In the case of a limited liability company that is a party to a merger: 
 

(a) Unless otherwise provided in the certificate of formation or limited liability company agreement, the plan of merger must be adopted by the members. 

(b) Unless the plan of merger is not required to be approved by the members, the limited liability company must notify each member and each owner of a limited liability company interest, whether or not entitled to vote, of the meeting of members at which the plan is to be submitted for approval. The notice must state that the purpose, or one of the purposes, of the meeting is to consider the plan and must contain or be accompanied by a copy or summary of the plan. If the limited liability company is to be merged into an existing entity, the notice shall also include or be accompanied by a copy or summary of the organizational documents of that entity. If the limited liability company is to be merged into an entity that is to be created pursuant to the merger, the notice shall include or be accompanied by a copy or a summary of the organizational documents of the new entity. 

(c) Unless otherwise provided in the certificate of formation or limited liability company agreement, approval of the plan of merger requires the approval of at least a majority of the votes entitled to be cast on the plan, and, if any class or series of interests is entitled to vote as a separate group on the plan of merger, the approval of at least a majority of the votes entitled to be cast on the merger by that voting group. 

(d) Unless otherwise provided in the certificate of formation or limited liability company agreement, separate voting by voting groups is required: 

(i) On a plan of merger, by each class or series of interests that (A) are to be converted, pursuant to the provisions of the plan of merger, into shares or other securities, interests, obligations, rights to acquire interests or other securities, cash, other property, or any combination of the foregoing, or (B) would have a right to vote as a separate group on a provision in the plan that, if contained in a proposed amendment to the certificate of formation or limited liability company agreement, would require action by separate voting groups under the certificate of formation or limited liability company agreement; 

(ii) On a plan of merger, if the voting group is entitled under the certificate of formation or limited liability company agreement, to vote as a voting group to approve a plan of merger. 

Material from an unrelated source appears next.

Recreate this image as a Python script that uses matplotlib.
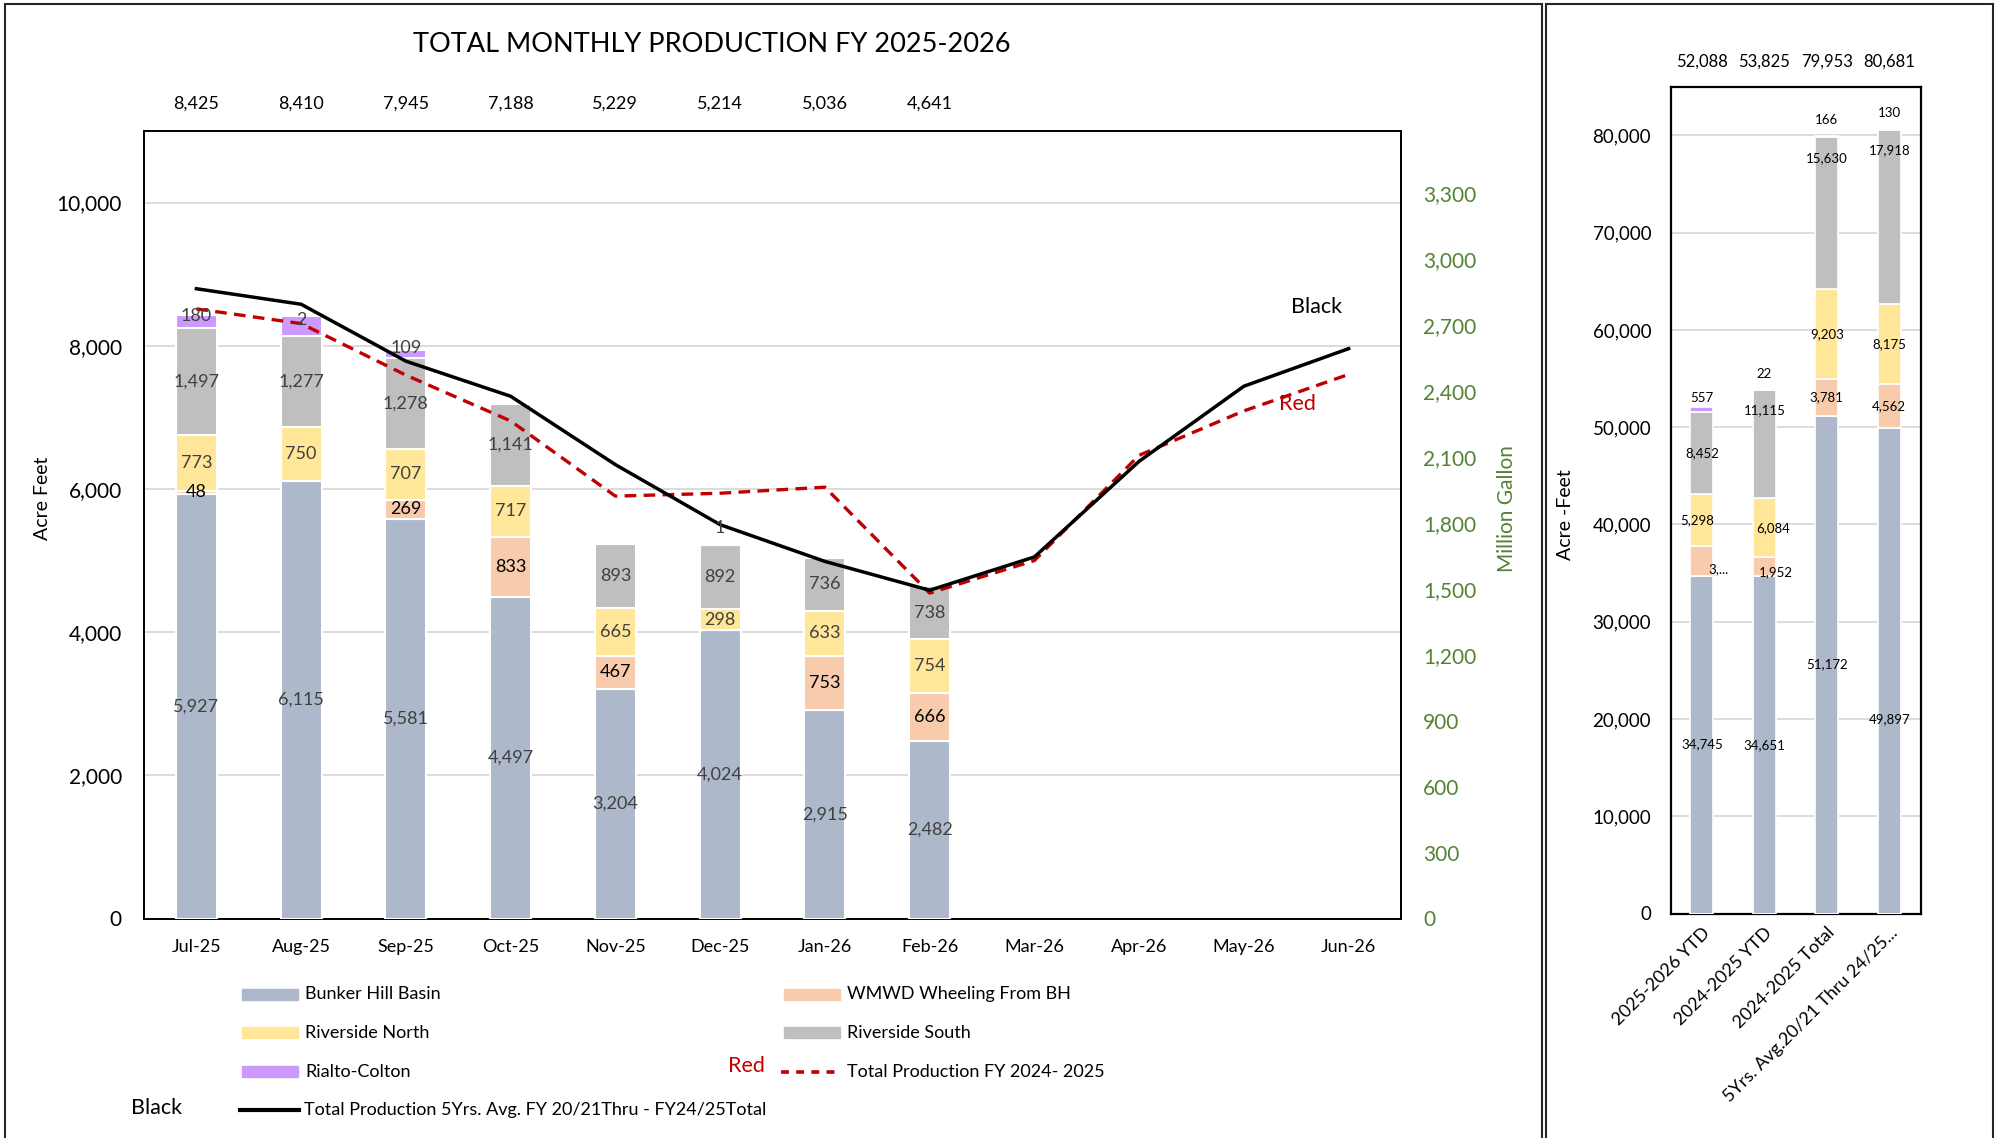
import numpy as np
import matplotlib
matplotlib.use("Agg")
import matplotlib.pyplot as plt
from matplotlib.patches import Rectangle
from matplotlib.lines import Line2D
from matplotlib.ticker import FuncFormatter

plt.rcParams["font.family"] = ["Lato", "DejaVu Sans"]

# ---------------------------------------------------------------------------
# Data (acre-feet)
# ---------------------------------------------------------------------------
months = ["Jul-25", "Aug-25", "Sep-25", "Oct-25", "Nov-25", "Dec-25",
          "Jan-26", "Feb-26", "Mar-26", "Apr-26", "May-26", "Jun-26"]

bunker_hill = [5927, 6115, 5581, 4497, 3204, 4024, 2915, 2482]
wmwd_wheeling = [48, 0, 269, 833, 467, 0, 753, 666]
riverside_north = [773, 750, 707, 717, 665, 298, 633, 754]
riverside_south = [1497, 1277, 1278, 1141, 893, 892, 736, 738]
rialto_colton = [180, 268, 109, 0, 0, 1, 0, 0]
rialto_labels = ["180", "2", "109", "", "", "1", "", ""]
monthly_totals = [8425, 8410, 7945, 7188, 5229, 5214, 5036, 4641]

avg_5yr = [8797, 8580, 7785, 7295, 6340, 5501, 4988, 4585, 5050, 6386, 7435, 7960]
fy_2425 = [8515, 8310, 7590, 6950, 5900, 5940, 6025, 4545, 5000, 6470, 7090, 7600]

summary_cats = ["2025-2026 YTD", "2024-2025 YTD", "2024-2025 Total",
                "5Yrs. Avg.20/21 Thru 24/25..."]
sum_bunker_hill = [34745, 34651, 51172, 49897]
sum_wmwd = [3036, 1952, 3781, 4562]
sum_wmwd_labels = ["3,...", "1,952", "3,781", "4,562"]
sum_riverside_north = [5298, 6084, 9203, 8175]
sum_riverside_south = [8452, 11115, 15630, 17918]
sum_rialto = [557, 22, 166, 130]
sum_totals = [52088, 53825, 79953, 80681]

AF_TO_MG = 0.325851

# ---------------------------------------------------------------------------
# Style
# ---------------------------------------------------------------------------
C_BH = "#ADB9CA"
C_WMWD = "#F8CBAD"
C_RN = "#FFE699"
C_RS = "#BFBFBF"
C_RC = "#CC99FF"
C_RED = "#C00000"
C_GREEN = "#548235"
C_GRID = "#D9D9D9"
C_LBL = "#404040"

W, H = 1999, 1138


def px_rect(l, t, r, b):
    return [l / W, 1 - b / H, (r - l) / W, (b - t) / H]


def px(x, y):
    return x / W, 1 - y / H


def fmt(v):
    return f"{int(round(v)):,}"


fig = plt.figure(figsize=(W / 100, H / 100), dpi=100)
fig.patch.set_facecolor("white")

# outer frames
fig.add_artist(Rectangle(px(5, 1150), 1537 / W, 1146 / H, transform=fig.transFigure,
                         fill=False, edgecolor="#262626", linewidth=1.5))
fig.add_artist(Rectangle(px(1546, 1150), 447 / W, 1146 / H, transform=fig.transFigure,
                         fill=False, edgecolor="#262626", linewidth=1.5))

# ---------------------------------------------------------------------------
# Main monthly chart
# ---------------------------------------------------------------------------
ax = fig.add_axes(px_rect(144, 131, 1401, 918.5))
x = np.arange(len(months))
nb = len(bunker_hill)
xb = x[:nb]

series = [
    (bunker_hill, C_BH, C_LBL, None),
    (wmwd_wheeling, C_WMWD, "black", None),
    (riverside_north, C_RN, C_LBL, None),
    (riverside_south, C_RS, C_LBL, None),
    (rialto_colton, C_RC, C_LBL, rialto_labels),
]
bottom = np.zeros(nb)
for vals, color, lcol, labels in series:
    vals = np.array(vals, dtype=float)
    ax.bar(xb, vals, 0.39, bottom=bottom, color=color, edgecolor="white",
           linewidth=1.5, zorder=3)
    for i in range(nb):
        txt = labels[i] if labels is not None else (fmt(vals[i]) if vals[i] > 0 else "")
        if not txt:
            continue
        yc = bottom[i] + vals[i] / 2
        if labels is not None:
            yc += 240 if vals[i] < 50 else 80
        ax.text(xb[i], yc, txt, ha="center", va="center", fontsize=13,
                color=lcol, zorder=6)
    bottom += vals

ax.plot(x, fy_2425, color=C_RED, linewidth=2.4, dashes=(3.5, 2.2), zorder=5)
ax.plot(x, avg_5yr, color="black", linewidth=2.5, zorder=5)

for i, t in enumerate(monthly_totals):
    ax.text(i, 1.0343, fmt(t), transform=ax.get_xaxis_transform(),
            ha="center", va="center", fontsize=13, color="black")

ax.set_xlim(-0.5, len(months) - 0.5)
ax.set_ylim(0, 11000)
ax.set_yticks(np.arange(0, 10001, 2000))
ax.yaxis.set_major_formatter(FuncFormatter(lambda v, p: f"{int(v):,}"))
ax.set_xticks(x)
ax.set_xticklabels(months)
ax.tick_params(axis="y", length=0, pad=16, labelsize=15)
ax.tick_params(axis="x", length=0, pad=14.5, labelsize=13)
ax.grid(axis="y", color=C_GRID, linewidth=1.3)
ax.set_axisbelow(True)
for s in ax.spines.values():
    s.set_color("black")
    s.set_linewidth(1.4)
ax.set_ylabel("Acre Feet", fontsize=14)
ax.yaxis.set_label_coords(-0.074, 0.534)

ax.text(0.933, 0.776, "Black", transform=ax.transAxes, ha="center", va="center",
        fontsize=15.5, color="black")
ax.text(0.918, 0.653, "Red", transform=ax.transAxes, ha="center", va="center",
        fontsize=15.5, color=C_RED)

ax2 = ax.twinx()
ax2.set_ylim(0, 11000 * AF_TO_MG)
ax2.set_yticks(np.arange(0, 3301, 300))
ax2.yaxis.set_major_formatter(FuncFormatter(lambda v, p: f"{int(v):,}"))
ax2.tick_params(axis="y", length=0, pad=16, labelsize=15, labelcolor=C_GREEN)
for name, s in ax2.spines.items():
    s.set_visible(name == "right")
    s.set_color("black")
    s.set_linewidth(1.4)
ax2.set_ylabel("Million Gallon", fontsize=15, color=C_GREEN)
ax2.yaxis.set_label_coords(1.0764, 0.521)

fig.text(*px(712, 45), "TOTAL MONTHLY PRODUCTION FY 2025-2026", ha="center",
         va="center", fontsize=19.5, color="black")

# ---------------------------------------------------------------------------
# Legend (drawn by hand to match the layout)
# ---------------------------------------------------------------------------
rows = [994, 1032.7, 1071.7, 1110]
patch_items = [
    (242, rows[0], C_BH, "Bunker Hill Basin"),
    (784, rows[0], C_WMWD, "WMWD Wheeling From BH"),
    (242, rows[1], C_RN, "Riverside North"),
    (784, rows[1], C_RS, "Riverside South"),
    (242, rows[2], C_RC, "Rialto-Colton"),
]
for lx, ly, col, lab in patch_items:
    fig.add_artist(Rectangle(px(lx, ly + 5.5), 56 / W, 11 / H,
                             transform=fig.transFigure, color=col))
    fig.text(*px(lx + 63, ly), lab, ha="left", va="center", fontsize=13)

fig.add_artist(Line2D([781 / W, 841 / W], [1 - rows[2] / H] * 2, color=C_RED,
                      linewidth=2.6, dashes=(2.2, 2.0), transform=fig.transFigure))
fig.text(*px(847, rows[2]), "Total Production FY 2024- 2025", ha="left",
         va="center", fontsize=13)
fig.text(*px(746, rows[2] - 6), "Red", ha="center", va="center", fontsize=15.5,
         color=C_RED)

fig.add_artist(Line2D([240 / W, 299 / W], [1 - rows[3] / H] * 2, color="black",
                      linewidth=3, transform=fig.transFigure))
fig.text(*px(304.5, rows[3]), "Total Production 5Yrs. Avg. FY 20/21Thru - FY24/25Total",
         ha="left", va="center", fontsize=13)
fig.text(*px(157, rows[3] - 2), "Black", ha="center", va="center", fontsize=15.5)

# ---------------------------------------------------------------------------
# Summary panel
# ---------------------------------------------------------------------------
axr = fig.add_axes(px_rect(1670.6, 86.7, 1920.5, 913.5))
xs = np.arange(len(summary_cats))

# label nudges in x (category units)
nudge_x = {("rn", 0): -0.08, ("rn", 1): 0.15, ("wm", 0): 0.27, ("wm", 1): 0.19}
sum_series = [
    ("bh", sum_bunker_hill, C_BH, None),
    ("wm", sum_wmwd, C_WMWD, sum_wmwd_labels),
    ("rn", sum_riverside_north, C_RN, None),
    ("rs", sum_riverside_south, C_RS, None),
    ("rc", sum_rialto, C_RC, None),
]
bot = np.zeros(len(xs))
for key, vals, color, labels in sum_series:
    vals = np.array(vals, dtype=float)
    axr.bar(xs, vals, 0.37, bottom=bot, color=color, edgecolor="white",
            linewidth=1.2, zorder=3)
    for i in range(len(xs)):
        txt = labels[i] if labels is not None else fmt(vals[i])
        yc = bot[i] + vals[i] / 2
        if key == "rc":
            yc = bot[i] + vals[i] + (950 if i == 0 else 1600)
        elif key == "rs" and i > 0:
            yc = bot[i] + vals[i] - 2100
        elif key == "wm" and i < 2:
            yc = bot[i] + vals[i] * 0.2
        elif key == "bh" and i == 3:
            yc = vals[i] * 0.4
        axr.text(xs[i] + nudge_x.get((key, i), 0), yc, txt, ha="center",
                 va="center", fontsize=9.5, color="black", zorder=6)
    bot += vals

for i, t in enumerate(sum_totals):
    axr.text(i, 1.0303, fmt(t), transform=axr.get_xaxis_transform(),
             ha="center", va="center", fontsize=12, color="black")

axr.set_xlim(-0.5, len(summary_cats) - 0.5)
axr.set_ylim(0, 85000)
axr.set_yticks(np.arange(0, 80001, 10000))
axr.yaxis.set_major_formatter(FuncFormatter(lambda v, p: f"{int(v):,}"))
axr.set_xticks(xs)
axr.set_xticklabels(summary_cats, rotation=45, ha="right", rotation_mode="anchor")
axr.tick_params(axis="y", length=0, pad=14, labelsize=13.5)
axr.tick_params(axis="x", length=0, pad=8, labelsize=13)
axr.grid(axis="y", color=C_GRID, linewidth=1.3)
axr.set_axisbelow(True)
for s in axr.spines.values():
    s.set_color("black")
    s.set_linewidth(1.6)
axr.set_ylabel("Acre -Feet", fontsize=14)
axr.yaxis.set_label_coords(-0.3866, 0.483)

fig.savefig("out.png", dpi=100, facecolor="white")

(e) If as a result of a merger one or more members or owners of a limited liability company interest of a domestic limited liability company would become subject to personal liability for the obligations or liabilities of any entity, approval of the plan of merger shall require the execution, by each such member and owner of a limited liability company interest, of a separate written consent to become subject to such personal liability.